The MSCI Asia Pacific Index declined 13 percent this year through yesterday, compared with a 0.3 percent loss by the S&P 500 and a 12 percent drop by the Stoxx Europe 600 Index. Stocks in the Asian benchmark are valued at 12.1 times estimated earnings on average, compared with 12.6 times for the S&P 500 and 10.4 times for the Stoxx 600.
Makers of building equipment rose today after Caterpillar topped earnings estimates. Komatsu rose 3.1 percent to 1,833 yen, while Hitachi Construction Machinery Co. gained 2.7 percent 1,433 yen. Kubota Corp. increased 1.6 percent to 635 yen.
Energy firms advanced after crude oil prices increased.
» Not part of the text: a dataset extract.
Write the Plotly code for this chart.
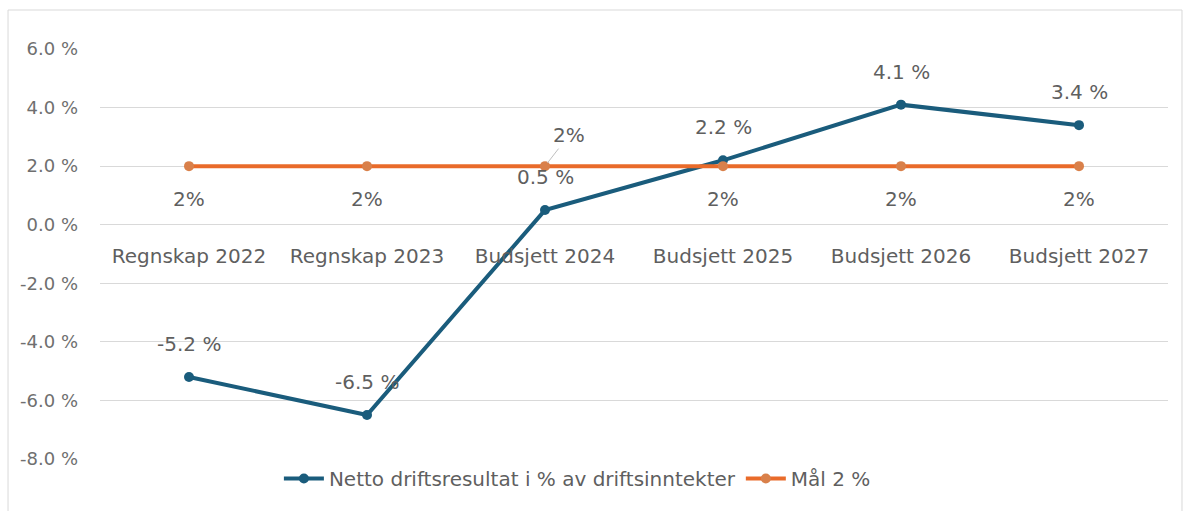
import plotly.graph_objects as go

# Categories and series
categories = ["Regnskap 2022", "Regnskap 2023", "Budsjett 2024",
              "Budsjett 2025", "Budsjett 2026", "Budsjett 2027"]
netto = [-5.2, -6.5, 0.5, 2.2, 4.1, 3.4]
maal = [2, 2, 2, 2, 2, 2]

y_ticks = [-8, -6, -4, -2, 0, 2, 4, 6]
y_ticktext = ["-8.0 %", "-6.0 %", "-4.0 %", "-2.0 %", "0.0 %", "2.0 %", "4.0 %", "6.0 %"]

BLUE = "#1a5c7c"
ORANGE = "#e96b2a"
TEXT = "#5f5f5f"
FONT = "DejaVu Sans"
FS = 20

fig = go.Figure()
fig.add_trace(go.Scatter(
    x=categories, y=netto, mode="lines+markers",
    name="Netto driftsresultat i % av driftsinntekter",
    line=dict(color=BLUE, width=4),
    marker=dict(color=BLUE, size=10),
))
fig.add_trace(go.Scatter(
    x=categories, y=maal, mode="lines+markers",
    name="Mål 2 %",
    line=dict(color=ORANGE, width=4),
    marker=dict(color="#d9804a", size=10),
))

annotations = []
# Labels above the result line
for c, v in zip(categories, netto):
    annotations.append(dict(
        x=c, y=v, xref="x", yref="y", text=f"{v:.1f} %", showarrow=False,
        yshift=33, font=dict(family=FONT, size=FS, color=TEXT),
    ))
# Labels for the target line (the one at Budsjett 2024 is moved up with a leader)
for i, (c, v) in enumerate(zip(categories, maal)):
    if i == 2:
        annotations.append(dict(
            x=c, y=v, xref="x", yref="y", text=f"{v}%", showarrow=True,
            arrowhead=0, arrowwidth=1, arrowcolor="#bfbfbf",
            ax=24, ay=-31, standoff=4,
            font=dict(family=FONT, size=FS, color=TEXT),
        ))
    else:
        annotations.append(dict(
            x=c, y=v, xref="x", yref="y", text=f"{v}%", showarrow=False,
            yshift=-33, font=dict(family=FONT, size=FS, color=TEXT),
        ))

fig.update_layout(
    width=1186, height=511,
    margin=dict(l=100, r=18, t=49, b=52),
    paper_bgcolor="white", plot_bgcolor="white",
    font=dict(family=FONT, size=FS, color=TEXT),
    showlegend=True,
    legend=dict(orientation="h", x=0.447, xanchor="center", y=-0.0, yanchor="top",
                font=dict(family=FONT, size=FS, color=TEXT), itemwidth=40,
                bgcolor="rgba(0,0,0,0)"),
    xaxis=dict(
        type="category", range=[-0.5, 5.5],
        anchor="free", position=8 / 14,
        showgrid=False, showline=False, ticks="", zeroline=False,
        ticklabelstandoff=17,
        tickfont=dict(family=FONT, size=FS, color=TEXT),
    ),
    yaxis=dict(
        range=[-8, 6], tickvals=y_ticks, ticktext=y_ticktext,
        showgrid=True, gridcolor="#d9d9d9", gridwidth=1,
        zeroline=True, zerolinecolor="#d9d9d9", zerolinewidth=1,
        showline=False, ticks="", ticklabelstandoff=21,
        tickfont=dict(family=FONT, size=18, color="#6f6f6f"),
    ),
    annotations=annotations,
    shapes=[dict(type="rect", xref="paper", yref="paper",
                 x0=-0.0861, x1=1.0131, y0=-0.137, y1=1.0951,
                 line=dict(color="#d9d9d9", width=1), layer="below")],
)

fig.write_html("out.html")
Cnooc rose 5.4 percent to HK$14.42 in Hong Kong. Inpex Corp., Japan’s biggest energy explorer, climbed 1.9 percent to 528,000 yen in Tokyo.
Crude oil for December delivery rose $3.87 to $91.27 a barrel yesterday on the New York Mercantile Exchange, the highest settlement price since Aug. 3.
Olympus Corp. surged 8.2 percent to 1,189 yen in Tokyo, rebounding from a seven-day, 53 percent rout, after brokers were told by Japan Securities Finance Co., a provider of stock-lending services, that limits may be imposed on the number of shares available for trading through margin accounts. The maker of cameras and endoscopes is under fire from shareholders amid investigations into $687 million in payments to advisers on a 2008 acquisition.
The request could discourage investors using borrowed shares to sell Olympus through margin transactions, reducing downward pressure on the share price, according to Fumiyuki Nakanishi, a strategist at Tokyo-based SMBC Friend Securities Co. Olympus lost more than $4.5 billion in market value since president Michael Woodford was ousted on Oct. 14 for challenging the payments.